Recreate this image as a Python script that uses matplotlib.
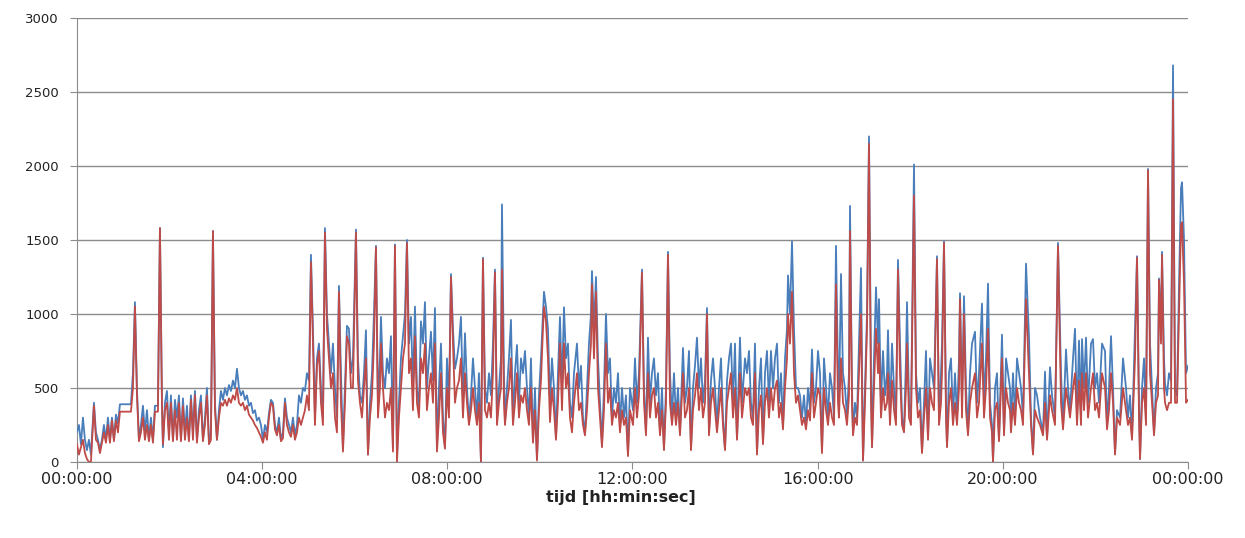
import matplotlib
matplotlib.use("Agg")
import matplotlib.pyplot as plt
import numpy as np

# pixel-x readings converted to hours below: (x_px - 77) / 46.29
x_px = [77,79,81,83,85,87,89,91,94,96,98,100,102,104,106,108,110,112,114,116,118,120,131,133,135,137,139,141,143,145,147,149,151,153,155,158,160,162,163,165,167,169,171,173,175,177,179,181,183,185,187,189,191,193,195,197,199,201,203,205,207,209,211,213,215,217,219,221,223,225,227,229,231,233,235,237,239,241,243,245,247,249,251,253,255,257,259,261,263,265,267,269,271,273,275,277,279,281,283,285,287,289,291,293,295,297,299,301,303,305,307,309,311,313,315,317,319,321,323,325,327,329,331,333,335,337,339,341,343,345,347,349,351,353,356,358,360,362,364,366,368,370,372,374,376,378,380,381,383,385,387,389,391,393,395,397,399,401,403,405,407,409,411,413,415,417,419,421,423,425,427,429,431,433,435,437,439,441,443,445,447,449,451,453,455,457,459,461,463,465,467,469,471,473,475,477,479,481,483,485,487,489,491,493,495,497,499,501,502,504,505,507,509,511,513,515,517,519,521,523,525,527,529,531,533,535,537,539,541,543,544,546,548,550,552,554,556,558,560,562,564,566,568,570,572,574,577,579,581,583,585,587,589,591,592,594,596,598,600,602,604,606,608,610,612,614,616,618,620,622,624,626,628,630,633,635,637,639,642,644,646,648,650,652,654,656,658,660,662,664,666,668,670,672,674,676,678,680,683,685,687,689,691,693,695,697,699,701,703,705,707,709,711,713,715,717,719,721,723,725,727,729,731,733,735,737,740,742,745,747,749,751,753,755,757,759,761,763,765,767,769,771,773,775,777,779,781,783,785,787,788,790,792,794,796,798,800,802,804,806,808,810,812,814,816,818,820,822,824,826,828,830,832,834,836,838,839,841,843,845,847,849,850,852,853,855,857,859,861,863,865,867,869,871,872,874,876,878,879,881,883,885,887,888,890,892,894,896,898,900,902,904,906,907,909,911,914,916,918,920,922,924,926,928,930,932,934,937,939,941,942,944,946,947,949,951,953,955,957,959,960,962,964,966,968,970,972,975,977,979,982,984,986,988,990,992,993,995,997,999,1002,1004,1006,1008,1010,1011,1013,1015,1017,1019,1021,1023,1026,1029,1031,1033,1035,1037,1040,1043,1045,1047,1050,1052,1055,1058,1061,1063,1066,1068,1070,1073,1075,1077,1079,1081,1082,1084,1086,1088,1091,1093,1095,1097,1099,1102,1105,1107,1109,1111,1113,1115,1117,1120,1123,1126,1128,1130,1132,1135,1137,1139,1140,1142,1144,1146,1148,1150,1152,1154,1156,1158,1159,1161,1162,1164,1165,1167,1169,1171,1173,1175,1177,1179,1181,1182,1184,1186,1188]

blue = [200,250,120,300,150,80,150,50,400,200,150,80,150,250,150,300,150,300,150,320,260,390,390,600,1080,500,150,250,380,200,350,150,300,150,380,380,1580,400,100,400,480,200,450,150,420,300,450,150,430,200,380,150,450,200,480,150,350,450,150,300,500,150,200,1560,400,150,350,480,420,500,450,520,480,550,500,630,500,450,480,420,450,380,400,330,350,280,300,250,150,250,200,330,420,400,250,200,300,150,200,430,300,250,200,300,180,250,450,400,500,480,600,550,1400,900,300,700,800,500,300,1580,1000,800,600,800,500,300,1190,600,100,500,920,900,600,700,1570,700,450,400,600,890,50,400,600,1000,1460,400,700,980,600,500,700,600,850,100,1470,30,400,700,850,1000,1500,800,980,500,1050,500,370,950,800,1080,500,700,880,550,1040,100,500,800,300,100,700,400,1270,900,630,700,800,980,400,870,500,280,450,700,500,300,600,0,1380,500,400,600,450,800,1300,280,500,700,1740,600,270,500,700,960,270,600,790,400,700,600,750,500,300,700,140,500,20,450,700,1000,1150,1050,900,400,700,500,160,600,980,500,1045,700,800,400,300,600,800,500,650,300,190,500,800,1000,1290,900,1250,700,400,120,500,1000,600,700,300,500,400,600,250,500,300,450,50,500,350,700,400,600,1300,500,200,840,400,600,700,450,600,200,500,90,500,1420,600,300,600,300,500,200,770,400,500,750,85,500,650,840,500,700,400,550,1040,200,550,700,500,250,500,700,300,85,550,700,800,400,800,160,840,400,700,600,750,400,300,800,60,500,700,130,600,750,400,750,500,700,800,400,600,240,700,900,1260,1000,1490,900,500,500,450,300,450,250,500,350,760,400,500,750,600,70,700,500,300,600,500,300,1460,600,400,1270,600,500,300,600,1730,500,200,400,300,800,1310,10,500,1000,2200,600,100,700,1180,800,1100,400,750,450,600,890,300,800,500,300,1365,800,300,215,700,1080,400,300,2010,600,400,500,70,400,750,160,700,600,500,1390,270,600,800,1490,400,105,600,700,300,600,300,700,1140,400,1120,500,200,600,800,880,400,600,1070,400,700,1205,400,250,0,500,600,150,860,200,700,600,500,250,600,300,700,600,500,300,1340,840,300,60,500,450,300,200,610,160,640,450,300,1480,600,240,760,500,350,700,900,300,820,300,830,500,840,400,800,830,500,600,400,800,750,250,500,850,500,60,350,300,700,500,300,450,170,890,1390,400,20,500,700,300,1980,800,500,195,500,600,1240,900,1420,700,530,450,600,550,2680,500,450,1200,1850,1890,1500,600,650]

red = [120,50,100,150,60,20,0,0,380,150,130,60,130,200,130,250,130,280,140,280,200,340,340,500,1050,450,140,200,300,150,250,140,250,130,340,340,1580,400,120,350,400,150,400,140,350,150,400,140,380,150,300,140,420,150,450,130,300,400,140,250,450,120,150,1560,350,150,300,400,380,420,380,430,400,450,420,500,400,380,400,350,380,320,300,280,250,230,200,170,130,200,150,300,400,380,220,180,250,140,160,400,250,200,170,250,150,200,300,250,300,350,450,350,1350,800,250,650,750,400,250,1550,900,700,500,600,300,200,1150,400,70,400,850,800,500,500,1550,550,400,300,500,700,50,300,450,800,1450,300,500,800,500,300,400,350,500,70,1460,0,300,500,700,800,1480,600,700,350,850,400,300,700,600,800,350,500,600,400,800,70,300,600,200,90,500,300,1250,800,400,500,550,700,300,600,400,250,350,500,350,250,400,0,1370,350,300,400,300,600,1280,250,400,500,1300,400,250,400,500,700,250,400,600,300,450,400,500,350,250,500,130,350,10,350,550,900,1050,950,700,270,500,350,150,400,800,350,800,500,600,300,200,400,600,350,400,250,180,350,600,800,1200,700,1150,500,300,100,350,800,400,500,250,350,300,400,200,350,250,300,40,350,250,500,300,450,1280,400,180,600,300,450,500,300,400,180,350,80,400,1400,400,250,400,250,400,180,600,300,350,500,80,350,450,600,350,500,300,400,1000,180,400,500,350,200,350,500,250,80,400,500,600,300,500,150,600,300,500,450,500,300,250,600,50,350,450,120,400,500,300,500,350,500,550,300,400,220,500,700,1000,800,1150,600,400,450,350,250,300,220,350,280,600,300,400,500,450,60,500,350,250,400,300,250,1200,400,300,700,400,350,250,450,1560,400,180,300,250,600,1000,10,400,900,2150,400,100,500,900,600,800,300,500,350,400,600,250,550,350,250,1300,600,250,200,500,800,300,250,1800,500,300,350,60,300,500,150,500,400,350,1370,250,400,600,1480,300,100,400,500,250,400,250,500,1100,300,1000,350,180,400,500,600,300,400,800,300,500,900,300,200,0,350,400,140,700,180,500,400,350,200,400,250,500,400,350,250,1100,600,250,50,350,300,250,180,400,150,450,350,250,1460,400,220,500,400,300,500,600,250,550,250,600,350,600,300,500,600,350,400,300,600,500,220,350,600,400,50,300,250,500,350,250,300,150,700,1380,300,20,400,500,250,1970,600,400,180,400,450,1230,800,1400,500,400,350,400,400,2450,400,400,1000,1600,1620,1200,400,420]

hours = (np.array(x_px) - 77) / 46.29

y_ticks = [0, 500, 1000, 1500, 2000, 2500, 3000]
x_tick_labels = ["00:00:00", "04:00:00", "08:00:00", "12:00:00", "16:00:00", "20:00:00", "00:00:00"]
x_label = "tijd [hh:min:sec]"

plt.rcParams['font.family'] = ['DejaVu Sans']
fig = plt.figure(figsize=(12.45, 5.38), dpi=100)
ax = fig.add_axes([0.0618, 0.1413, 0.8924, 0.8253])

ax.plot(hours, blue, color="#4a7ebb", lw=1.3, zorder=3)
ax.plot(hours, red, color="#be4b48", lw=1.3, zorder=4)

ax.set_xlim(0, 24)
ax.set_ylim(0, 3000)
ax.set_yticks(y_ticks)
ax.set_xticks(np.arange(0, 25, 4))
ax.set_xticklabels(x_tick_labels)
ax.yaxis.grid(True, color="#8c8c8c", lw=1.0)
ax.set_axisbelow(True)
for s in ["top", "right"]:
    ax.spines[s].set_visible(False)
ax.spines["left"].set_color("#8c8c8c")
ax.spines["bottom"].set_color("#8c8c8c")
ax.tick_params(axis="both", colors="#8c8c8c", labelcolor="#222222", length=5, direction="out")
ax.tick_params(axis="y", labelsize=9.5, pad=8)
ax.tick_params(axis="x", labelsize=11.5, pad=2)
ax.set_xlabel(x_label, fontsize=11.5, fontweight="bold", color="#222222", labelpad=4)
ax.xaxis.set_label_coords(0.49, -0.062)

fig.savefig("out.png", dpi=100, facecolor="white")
..........
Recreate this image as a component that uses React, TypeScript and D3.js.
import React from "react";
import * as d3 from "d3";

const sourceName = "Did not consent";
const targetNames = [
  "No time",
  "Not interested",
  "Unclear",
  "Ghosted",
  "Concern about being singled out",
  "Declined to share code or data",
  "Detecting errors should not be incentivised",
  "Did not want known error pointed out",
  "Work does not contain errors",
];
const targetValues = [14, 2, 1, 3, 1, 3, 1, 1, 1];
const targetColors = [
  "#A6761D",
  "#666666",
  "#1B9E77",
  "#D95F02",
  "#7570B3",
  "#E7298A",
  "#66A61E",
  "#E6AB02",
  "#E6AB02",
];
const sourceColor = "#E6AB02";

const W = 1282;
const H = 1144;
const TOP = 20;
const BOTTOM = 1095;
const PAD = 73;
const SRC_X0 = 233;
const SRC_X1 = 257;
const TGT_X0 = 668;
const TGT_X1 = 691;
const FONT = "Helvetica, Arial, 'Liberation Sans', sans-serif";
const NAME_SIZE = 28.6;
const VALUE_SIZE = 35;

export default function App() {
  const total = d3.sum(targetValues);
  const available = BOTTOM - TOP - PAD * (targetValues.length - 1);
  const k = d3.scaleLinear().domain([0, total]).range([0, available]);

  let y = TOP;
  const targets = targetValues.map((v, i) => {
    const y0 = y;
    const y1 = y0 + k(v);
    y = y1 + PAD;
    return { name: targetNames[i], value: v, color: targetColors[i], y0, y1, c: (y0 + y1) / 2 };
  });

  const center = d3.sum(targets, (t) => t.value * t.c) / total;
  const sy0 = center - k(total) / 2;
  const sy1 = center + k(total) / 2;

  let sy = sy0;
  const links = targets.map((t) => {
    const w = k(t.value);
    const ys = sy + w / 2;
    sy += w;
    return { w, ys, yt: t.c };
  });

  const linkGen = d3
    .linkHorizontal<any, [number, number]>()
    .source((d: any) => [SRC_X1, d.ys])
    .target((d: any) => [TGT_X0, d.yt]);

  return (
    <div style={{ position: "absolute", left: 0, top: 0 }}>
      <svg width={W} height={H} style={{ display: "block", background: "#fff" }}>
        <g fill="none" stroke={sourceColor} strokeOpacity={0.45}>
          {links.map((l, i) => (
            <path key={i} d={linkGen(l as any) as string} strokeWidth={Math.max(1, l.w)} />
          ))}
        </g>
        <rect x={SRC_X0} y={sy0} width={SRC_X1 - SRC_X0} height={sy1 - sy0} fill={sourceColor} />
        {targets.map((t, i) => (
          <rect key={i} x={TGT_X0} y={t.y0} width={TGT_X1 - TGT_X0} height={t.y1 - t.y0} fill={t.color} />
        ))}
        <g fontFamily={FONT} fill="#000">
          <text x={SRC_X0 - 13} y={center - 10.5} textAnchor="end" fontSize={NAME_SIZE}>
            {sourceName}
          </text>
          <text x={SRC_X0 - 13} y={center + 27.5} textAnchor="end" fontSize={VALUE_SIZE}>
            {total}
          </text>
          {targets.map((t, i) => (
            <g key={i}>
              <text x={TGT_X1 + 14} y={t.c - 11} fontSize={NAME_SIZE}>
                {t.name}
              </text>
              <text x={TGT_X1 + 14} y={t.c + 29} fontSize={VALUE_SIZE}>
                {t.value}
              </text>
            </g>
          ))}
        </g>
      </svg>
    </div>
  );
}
..........
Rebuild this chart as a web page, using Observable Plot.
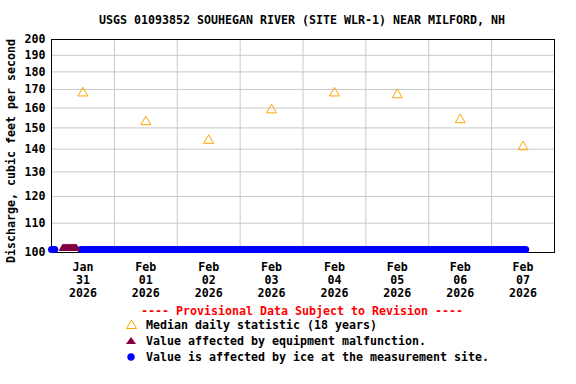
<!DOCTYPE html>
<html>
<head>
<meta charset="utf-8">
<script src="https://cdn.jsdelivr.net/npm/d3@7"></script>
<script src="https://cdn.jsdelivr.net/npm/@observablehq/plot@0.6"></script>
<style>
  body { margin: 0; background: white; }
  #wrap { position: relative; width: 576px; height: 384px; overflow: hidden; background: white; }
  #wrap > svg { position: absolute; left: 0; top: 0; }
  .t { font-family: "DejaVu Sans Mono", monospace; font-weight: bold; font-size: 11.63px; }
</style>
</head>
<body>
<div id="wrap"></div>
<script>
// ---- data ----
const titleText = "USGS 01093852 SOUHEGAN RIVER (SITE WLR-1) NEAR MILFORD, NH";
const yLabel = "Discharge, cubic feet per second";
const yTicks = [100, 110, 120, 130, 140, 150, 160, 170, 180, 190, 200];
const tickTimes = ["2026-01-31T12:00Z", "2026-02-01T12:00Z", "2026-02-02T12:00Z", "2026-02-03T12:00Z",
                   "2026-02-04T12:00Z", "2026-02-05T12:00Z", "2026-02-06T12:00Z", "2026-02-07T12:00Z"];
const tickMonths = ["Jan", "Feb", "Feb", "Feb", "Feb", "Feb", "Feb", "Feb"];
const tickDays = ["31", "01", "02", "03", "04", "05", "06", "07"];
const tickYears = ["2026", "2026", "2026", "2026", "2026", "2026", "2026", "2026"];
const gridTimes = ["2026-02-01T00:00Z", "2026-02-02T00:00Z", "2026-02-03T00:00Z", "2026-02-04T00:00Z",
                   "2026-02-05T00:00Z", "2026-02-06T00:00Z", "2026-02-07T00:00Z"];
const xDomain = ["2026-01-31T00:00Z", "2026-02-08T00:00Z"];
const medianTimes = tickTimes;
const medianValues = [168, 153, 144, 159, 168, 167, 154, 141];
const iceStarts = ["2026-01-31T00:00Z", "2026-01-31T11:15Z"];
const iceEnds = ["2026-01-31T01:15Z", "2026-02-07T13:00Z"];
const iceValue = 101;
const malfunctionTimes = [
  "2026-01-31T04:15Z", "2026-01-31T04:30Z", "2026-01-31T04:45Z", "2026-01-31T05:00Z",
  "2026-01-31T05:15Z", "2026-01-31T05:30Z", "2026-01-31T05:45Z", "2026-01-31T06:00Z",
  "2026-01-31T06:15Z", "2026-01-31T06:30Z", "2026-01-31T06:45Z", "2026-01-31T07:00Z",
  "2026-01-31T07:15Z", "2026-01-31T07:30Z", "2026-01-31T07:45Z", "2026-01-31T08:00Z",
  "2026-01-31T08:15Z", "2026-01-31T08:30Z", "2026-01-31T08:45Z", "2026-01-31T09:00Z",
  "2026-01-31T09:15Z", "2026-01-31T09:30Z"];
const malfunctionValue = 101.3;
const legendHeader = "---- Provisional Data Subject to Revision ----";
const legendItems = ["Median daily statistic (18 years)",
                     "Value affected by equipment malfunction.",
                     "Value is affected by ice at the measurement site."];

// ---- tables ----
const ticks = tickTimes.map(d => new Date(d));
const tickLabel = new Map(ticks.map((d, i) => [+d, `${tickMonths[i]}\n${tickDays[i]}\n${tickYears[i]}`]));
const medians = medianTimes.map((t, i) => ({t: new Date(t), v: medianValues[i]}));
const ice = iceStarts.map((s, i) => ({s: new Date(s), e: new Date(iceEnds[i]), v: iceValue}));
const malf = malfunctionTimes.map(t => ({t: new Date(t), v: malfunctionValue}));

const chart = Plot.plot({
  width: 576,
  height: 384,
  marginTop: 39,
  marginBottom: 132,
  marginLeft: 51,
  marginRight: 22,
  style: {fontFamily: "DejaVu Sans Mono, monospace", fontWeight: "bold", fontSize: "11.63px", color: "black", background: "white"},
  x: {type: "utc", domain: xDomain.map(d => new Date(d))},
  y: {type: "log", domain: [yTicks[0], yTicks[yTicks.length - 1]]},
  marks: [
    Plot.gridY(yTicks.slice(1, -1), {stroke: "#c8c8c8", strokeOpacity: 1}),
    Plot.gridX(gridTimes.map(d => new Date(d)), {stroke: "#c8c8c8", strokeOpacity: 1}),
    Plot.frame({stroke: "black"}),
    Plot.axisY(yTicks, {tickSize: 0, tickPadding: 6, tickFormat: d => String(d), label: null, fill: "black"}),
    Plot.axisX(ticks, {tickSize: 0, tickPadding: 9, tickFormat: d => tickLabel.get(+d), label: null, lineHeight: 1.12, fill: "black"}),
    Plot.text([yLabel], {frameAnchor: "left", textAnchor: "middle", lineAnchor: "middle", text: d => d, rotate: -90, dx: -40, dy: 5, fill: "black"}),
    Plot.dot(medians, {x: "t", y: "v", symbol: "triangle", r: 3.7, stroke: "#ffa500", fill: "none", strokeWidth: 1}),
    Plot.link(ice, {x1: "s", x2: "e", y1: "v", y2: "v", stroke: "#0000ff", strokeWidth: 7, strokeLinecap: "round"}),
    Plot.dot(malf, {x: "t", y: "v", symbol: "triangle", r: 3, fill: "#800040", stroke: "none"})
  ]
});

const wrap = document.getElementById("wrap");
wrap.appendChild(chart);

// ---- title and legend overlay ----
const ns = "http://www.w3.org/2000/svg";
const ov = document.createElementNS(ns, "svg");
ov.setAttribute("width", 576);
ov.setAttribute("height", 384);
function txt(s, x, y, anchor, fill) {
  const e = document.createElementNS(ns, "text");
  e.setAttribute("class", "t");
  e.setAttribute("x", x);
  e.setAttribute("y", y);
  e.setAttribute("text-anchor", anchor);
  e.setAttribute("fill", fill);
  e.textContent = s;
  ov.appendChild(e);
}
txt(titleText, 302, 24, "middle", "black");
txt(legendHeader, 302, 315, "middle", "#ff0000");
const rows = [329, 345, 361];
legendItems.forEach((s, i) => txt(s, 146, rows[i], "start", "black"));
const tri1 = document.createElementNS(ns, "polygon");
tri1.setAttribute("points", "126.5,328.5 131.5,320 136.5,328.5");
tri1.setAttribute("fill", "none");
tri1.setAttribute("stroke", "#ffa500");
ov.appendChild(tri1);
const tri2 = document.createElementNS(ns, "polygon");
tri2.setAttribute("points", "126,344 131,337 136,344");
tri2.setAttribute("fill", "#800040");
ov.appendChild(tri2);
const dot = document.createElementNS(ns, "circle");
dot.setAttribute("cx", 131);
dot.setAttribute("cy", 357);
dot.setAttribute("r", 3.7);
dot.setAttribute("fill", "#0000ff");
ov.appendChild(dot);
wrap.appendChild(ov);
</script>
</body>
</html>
..........
### Task directions
Skip all pictures. Output only the lines from the one containing "Recreate this image as a Python" to the one containing "import numpy as np", both lines included.

### Right answer
Recreate this image as a Python script that uses matplotlib.
import matplotlib
matplotlib.use("Agg")
import matplotlib.pyplot as plt
import numpy as np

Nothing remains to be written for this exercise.